OLG Düsseldorf v. 28.02.2011:
Bei der Verhängung eines Fahrverbots muss sich der Tatrichter der Möglichkeit, dass er trotz Annahme eines Regelfalls nach der Bußgeldkatalog-Verordnung von der Verhängung eines Fahrverbots bei gleichzeitiger Erhöhung der Geldbuße absehen kann, bewusst sein und dies in den Entscheidungsgründen grundsätzlich erkennen lassen.
OLG Hamm v. 01.07.2011:
Von der Verhängung eines damit indizierten Regelfahrverbots kann nur ausnahmsweise abgesehen werden, nämlich wenn die Anordnung einer Härte ganz außergewöhnlicher Art darstellen würde oder sonstige, das äußere und innere Tatbild beherrschende außergewöhnliche Umstände ein Absehen von einem Regelfahrverbot rechtfertigen können. Eines ausdrücklichen Ansprechens der Möglichkeit des Absehens vom Fahrverbot bedarf es dann nicht, wenn der Begründung des amtsrichterlichen Urteils im Übrigen eindeutig zu entnehmen ist, dass der durch das Fahrverbot angestrebte Erfolg durch eine Erhöhung der Geldbuße bei gleichzeitigem Wegfall des Fahrverbots nicht erreicht werden kann. Die Schwere des Verstoßes beurteilt sich dabei nicht nur anhand des Maßes der Geschwindigkeitsüberschreitung, sondern auch anhand der im Einzelfall gegebenen Verkehrs- und Messsituation.
OLG Bremen v. 15.11.2012:
Der Tatrichter muss sich bei Verhängung eines Regelfahrverbots der Möglichkeit, von der Verhängung des Fahrverbots absehen zu können, bewusst gewesen sein und dies in den Entscheidungsgründen erkennen lassen. Dagegen kann von dem Tatrichter nicht verlangt werden, er müsse in den Urteilsgründen zu erkennen geben, sich der Möglichkeit bewusst gewesen zu sein, von Verhängung eines Fahrverbotes (allein) gegen Erhöhung der Geldbuße absehen zu können.
OLG Köln v. 05.07.2013:
Der Tatrichter muss in den Entscheidungsgründen erkennen lassen, dass er sich mit der Frage auseinander gesetzt hat, ob der mit der Verhängung des Regelfahrverbots beabsichtigte Besinnungs- und Erziehungseffekt auch durch eine Erhöhung der zu verhängenden Geldbuße erreicht werden kann.

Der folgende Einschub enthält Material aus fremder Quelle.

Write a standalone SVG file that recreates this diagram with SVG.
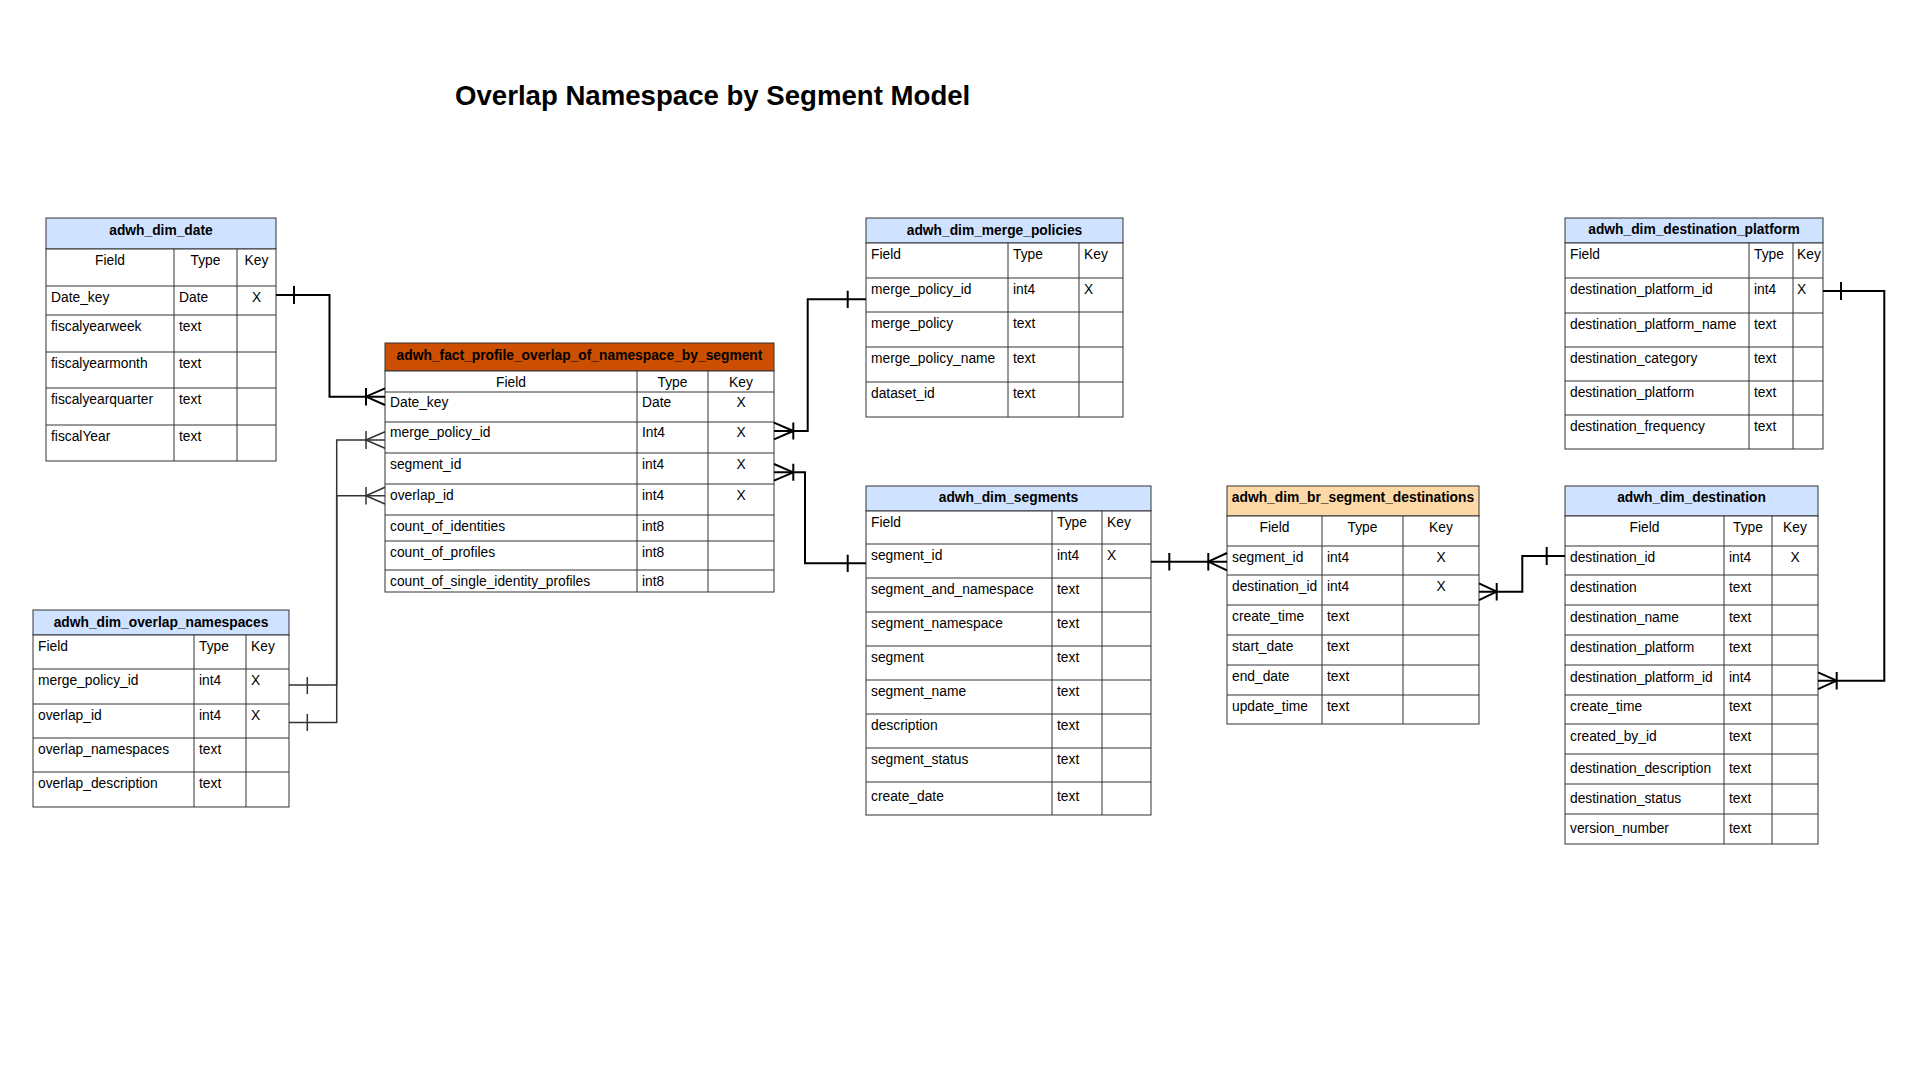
<svg xmlns="http://www.w3.org/2000/svg" width="1920" height="1080" viewBox="0 0 1920 1080">
<style>
text{font-family:"Liberation Sans",Arial,sans-serif;font-size:13.8px;fill:#000}
.tb{font-weight:bold}
.m{text-anchor:middle}
.title{font-size:27.6px;font-weight:bold}
.hd{stroke:#333;stroke-width:1}
.blue{fill:#cfe2ff}
.orange{fill:#cc4e00}
.peach{fill:#fcd9a6}
.frame{fill:#fff;stroke:#333;stroke-width:1}
.ln{fill:none;stroke:#333;stroke-width:1}
.conn{fill:none;stroke:#000;stroke-width:2}
.conn2{fill:none;stroke:#333;stroke-width:1.5}
</style>
<rect width="1920" height="1080" fill="#fff"/>
<text class="title" x="455" y="105">Overlap Namespace by Segment Model</text>

<g id="adwh_dim_date">
<rect class="hd blue" x="46" y="218" width="230" height="31"/>
<rect class="frame" x="46" y="249" width="230" height="212"/>
<path class="ln" d="M46,286H276M46,315H276M46,352H276M46,388H276M46,425H276M174,249V461M237,249V461"/>
<text class="tb m" x="161" y="235">adwh_dim_date</text>
<text class="m" x="110" y="265">Field</text><text class="m" x="205.5" y="265">Type</text><text class="m" x="256.5" y="265">Key</text>
<text x="51" y="302">Date_key</text><text x="179" y="302">Date</text><text class="m" x="256.5" y="302">X</text>
<text x="51" y="331">fiscalyearweek</text><text x="179" y="331">text</text>
<text x="51" y="368">fiscalyearmonth</text><text x="179" y="368">text</text>
<text x="51" y="404">fiscalyearquarter</text><text x="179" y="404">text</text>
<text x="51" y="441">fiscalYear</text><text x="179" y="441">text</text>
</g>

<g id="adwh_fact_profile_overlap_of_namespace_by_segment">
<rect class="hd orange" x="385" y="343" width="389" height="28"/>
<rect class="frame" x="385" y="371" width="389" height="221"/>
<path class="ln" d="M385,392H774M385,422H774M385,453H774M385,484H774M385,515H774M385,541H774M385,570H774M637,371V592M708,371V592"/>
<text class="tb m" x="579.5" y="359.5">adwh_fact_profile_overlap_of_namespace_by_segment</text>
<text class="m" x="511" y="387">Field</text><text class="m" x="672.5" y="387">Type</text><text class="m" x="741" y="387">Key</text>
<text x="390" y="407">Date_key</text><text x="642" y="407">Date</text><text class="m" x="741" y="407">X</text>
<text x="390" y="437">merge_policy_id</text><text x="642" y="437">Int4</text><text class="m" x="741" y="437">X</text>
<text x="390" y="468.5">segment_id</text><text x="642" y="468.5">int4</text><text class="m" x="741" y="468.5">X</text>
<text x="390" y="499.5">overlap_id</text><text x="642" y="499.5">int4</text><text class="m" x="741" y="499.5">X</text>
<text x="390" y="531">count_of_identities</text><text x="642" y="531">int8</text>
<text x="390" y="556.5">count_of_profiles</text><text x="642" y="556.5">int8</text>
<text x="390" y="585.5">count_of_single_identity_profiles</text><text x="642" y="585.5">int8</text>
</g>

<g id="adwh_dim_overlap_namespaces">
<rect class="hd blue" x="33" y="610" width="256" height="25"/>
<rect class="frame" x="33" y="635" width="256" height="172"/>
<path class="ln" d="M33,669H289M33,704H289M33,738H289M33,772H289M194,635V807M246,635V807"/>
<text class="tb m" x="161" y="626.5">adwh_dim_overlap_namespaces</text>
<text x="38" y="651">Field</text><text x="199" y="651">Type</text><text x="251" y="651">Key</text>
<text x="38" y="685">merge_policy_id</text><text x="199" y="685">int4</text><text x="251" y="685">X</text>
<text x="38" y="720">overlap_id</text><text x="199" y="720">int4</text><text x="251" y="720">X</text>
<text x="38" y="754">overlap_namespaces</text><text x="199" y="754">text</text>
<text x="38" y="788">overlap_description</text><text x="199" y="788">text</text>
</g>

<g id="adwh_dim_merge_policies">
<rect class="hd blue" x="866" y="218" width="257" height="25"/>
<rect class="frame" x="866" y="243" width="257" height="174"/>
<path class="ln" d="M866,278H1123M866,312H1123M866,347H1123M866,382H1123M1008,243V417M1079,243V417"/>
<text class="tb m" x="994.5" y="234.5">adwh_dim_merge_policies</text>
<text x="871" y="258.5">Field</text><text x="1013" y="258.5">Type</text><text x="1084" y="258.5">Key</text>
<text x="871" y="293.5">merge_policy_id</text><text x="1013" y="293.5">int4</text><text x="1084" y="293.5">X</text>
<text x="871" y="328">merge_policy</text><text x="1013" y="328">text</text>
<text x="871" y="362.5">merge_policy_name</text><text x="1013" y="362.5">text</text>
<text x="871" y="397.5">dataset_id</text><text x="1013" y="397.5">text</text>
</g>

<g id="adwh_dim_segments">
<rect class="hd blue" x="866" y="486" width="285" height="25"/>
<rect class="frame" x="866" y="511" width="285" height="304"/>
<path class="ln" d="M866,544H1151M866,578H1151M866,612H1151M866,646H1151M866,680H1151M866,714H1151M866,748H1151M866,782H1151M1052,511V815M1102,511V815"/>
<text class="tb m" x="1008.5" y="501.5">adwh_dim_segments</text>
<text x="871" y="526.5">Field</text><text x="1057" y="526.5">Type</text><text x="1107" y="526.5">Key</text>
<text x="871" y="560">segment_id</text><text x="1057" y="560">int4</text><text x="1107" y="560">X</text>
<text x="871" y="594">segment_and_namespace</text><text x="1057" y="594">text</text>
<text x="871" y="628">segment_namespace</text><text x="1057" y="628">text</text>
<text x="871" y="662">segment</text><text x="1057" y="662">text</text>
<text x="871" y="696">segment_name</text><text x="1057" y="696">text</text>
<text x="871" y="730">description</text><text x="1057" y="730">text</text>
<text x="871" y="764">segment_status</text><text x="1057" y="764">text</text>
<text x="871" y="801">create_date</text><text x="1057" y="801">text</text>
</g>

<g id="adwh_dim_br_segment_destinations">
<rect class="hd peach" x="1227" y="486" width="252" height="30"/>
<rect class="frame" x="1227" y="516" width="252" height="208"/>
<path class="ln" d="M1227,546H1479M1227,575H1479M1227,605H1479M1227,635H1479M1227,665H1479M1227,695H1479M1322,516V724M1403,516V724"/>
<text class="tb m" x="1353" y="502">adwh_dim_br_segment_destinations</text>
<text class="m" x="1274.5" y="532">Field</text><text class="m" x="1362.5" y="532">Type</text><text class="m" x="1441" y="532">Key</text>
<text x="1232" y="561.5">segment_id</text><text x="1327" y="561.5">int4</text><text class="m" x="1441" y="561.5">X</text>
<text x="1232" y="591">destination_id</text><text x="1327" y="591">int4</text><text class="m" x="1441" y="591">X</text>
<text x="1232" y="621">create_time</text><text x="1327" y="621">text</text>
<text x="1232" y="651">start_date</text><text x="1327" y="651">text</text>
<text x="1232" y="681">end_date</text><text x="1327" y="681">text</text>
<text x="1232" y="710.5">update_time</text><text x="1327" y="710.5">text</text>
</g>

<g id="adwh_dim_destination_platform">
<rect class="hd blue" x="1565" y="218" width="258" height="25"/>
<rect class="frame" x="1565" y="243" width="258" height="206"/>
<path class="ln" d="M1565,278H1823M1565,313H1823M1565,347H1823M1565,381H1823M1565,415H1823M1749,243V449M1793,243V449"/>
<text class="tb m" x="1694" y="234">adwh_dim_destination_platform</text>
<text x="1570" y="258.5">Field</text><text x="1754" y="258.5">Type</text><text x="1797" y="258.5">Key</text>
<text x="1570" y="293.5">destination_platform_id</text><text x="1754" y="293.5">int4</text><text x="1797" y="293.5">X</text>
<text x="1570" y="328.5">destination_platform_name</text><text x="1754" y="328.5">text</text>
<text x="1570" y="362.5">destination_category</text><text x="1754" y="362.5">text</text>
<text x="1570" y="396.5">destination_platform</text><text x="1754" y="396.5">text</text>
<text x="1570" y="430.5">destination_frequency</text><text x="1754" y="430.5">text</text>
</g>

<g id="adwh_dim_destination">
<rect class="hd blue" x="1565" y="486" width="253" height="30"/>
<rect class="frame" x="1565" y="516" width="253" height="328"/>
<path class="ln" d="M1565,546H1818M1565,575H1818M1565,605H1818M1565,635H1818M1565,665H1818M1565,695H1818M1565,724H1818M1565,754H1818M1565,784H1818M1565,814H1818M1724,516V844M1772,516V844"/>
<text class="tb m" x="1691.5" y="502">adwh_dim_destination</text>
<text class="m" x="1644.5" y="532">Field</text><text class="m" x="1748" y="532">Type</text><text class="m" x="1795" y="532">Key</text>
<text x="1570" y="561.5">destination_id</text><text x="1729" y="561.5">int4</text><text class="m" x="1795" y="561.5">X</text>
<text x="1570" y="591.5">destination</text><text x="1729" y="591.5">text</text>
<text x="1570" y="621.5">destination_name</text><text x="1729" y="621.5">text</text>
<text x="1570" y="651.5">destination_platform</text><text x="1729" y="651.5">text</text>
<text x="1570" y="681.5">destination_platform_id</text><text x="1729" y="681.5">int4</text>
<text x="1570" y="711">create_time</text><text x="1729" y="711">text</text>
<text x="1570" y="741">created_by_id</text><text x="1729" y="741">text</text>
<text x="1570" y="772.5">destination_description</text><text x="1729" y="772.5">text</text>
<text x="1570" y="802.5">destination_status</text><text x="1729" y="802.5">text</text>
<text x="1570" y="832.5">version_number</text><text x="1729" y="832.5">text</text>
</g>

<g id="connectors">
<path class="conn" d="M276,295H329.5V396.7H385"/>
<path class="conn" d="M294,286V304M366,396.7L385,388.3M366,396.7L385,405M366,388V405.5"/>
<path class="conn2" d="M289,685H336.7V440H385"/>
<path class="conn2" d="M307.3,677V694M366,440L385,431.7M366,440L385,448.3M366,431V449"/>
<path class="conn2" d="M289,722.5H336.7V495.7H385"/>
<path class="conn2" d="M307.3,714V731M366,495.7L385,487.3M366,495.7L385,504M366,487V504.5"/>
<path class="conn" d="M774,431H807.7V299.3H866"/>
<path class="conn" d="M847.7,290.7V308M793.3,431L774,422.7M793.3,431L774,439.3M793.3,422.5V439.5"/>
<path class="conn" d="M774,472.3H805V563.3H866"/>
<path class="conn" d="M847.7,554.7V572M793.3,472.3L774,464M793.3,472.3L774,480.7M793.3,463.8V480.8"/>
<path class="conn" d="M1151,561.7H1227"/>
<path class="conn" d="M1169.3,553V570.5M1208.3,561.7L1227,553M1208.3,561.7L1227,570.3M1208.3,553V570.5"/>
<path class="conn" d="M1479,591.7H1522.3V556H1565"/>
<path class="conn" d="M1546.7,547V565M1496.7,591.7L1479,583.3M1496.7,591.7L1479,600.1M1496.7,583V600.5"/>
<path class="conn" d="M1823,291H1884.3V680.7H1818"/>
<path class="conn" d="M1841,282V300M1836.7,680.7L1818,672.3M1836.7,680.7L1818,689.1M1836.7,672V689.5"/>
</g>
</svg>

OLG Koblenz v. 07.05.2014:
Nach § 4 Abs. 4 BKatV soll, wenn von der Anordnung eines Fahrverbots ausnahmsweise abgesehen wird, das für den betreffenden Tatbestand als Regelsatz vorgesehene Bußgeld angemessen erhöht werden. Dies ist nach Wortlaut sowie Sinn und Zweck dieser Regelung aber nur dann zulässig, wenn die Voraussetzungen für die Verhängung eines Fahrverbots an sich vorliegen, denn eine angemessene Erhöhung der Regelgeldbuße ist nur anstelle eines grundsätzlich verwirkten Fahrverbots zulässig.
KG Berlin v. 12.07.2016:
Kommt die Anordnung eines Regelfahrverbotes in Betracht, besteht für die Gerichte keine Verpflichtung, die Angemessenheit des verhängten Regelfahrverbotes besonders zu begründen, wenn keine Anhaltspunkte für ein Abweichen vorliegen. Der Tatrichter muss nicht ausdrücklich feststellen, dass der durch das Fahrverbot angestrebte Erfolg auch mit einer erhöhten Geldbuße erreicht werden kann. Er muss sich dessen aber ausweislich der Gründe der Entscheidung bewusst gewesen sein. - Ist aus den Urteilsgründen zu erkennen, dass der Tatrichter keine Besonderheiten festgestellt hat, sondern von einem „ Fall mit durchschnittlichem Gepräge“, also dem Regelfall, ausgegangen ist, wird ausreichend deutlich, dass er in diesem Einzelfall keine Veranlassung hatte, durch Erhöhung der Geldbuße ausnahmsweise von dem Regelfahrverbot abzusehen.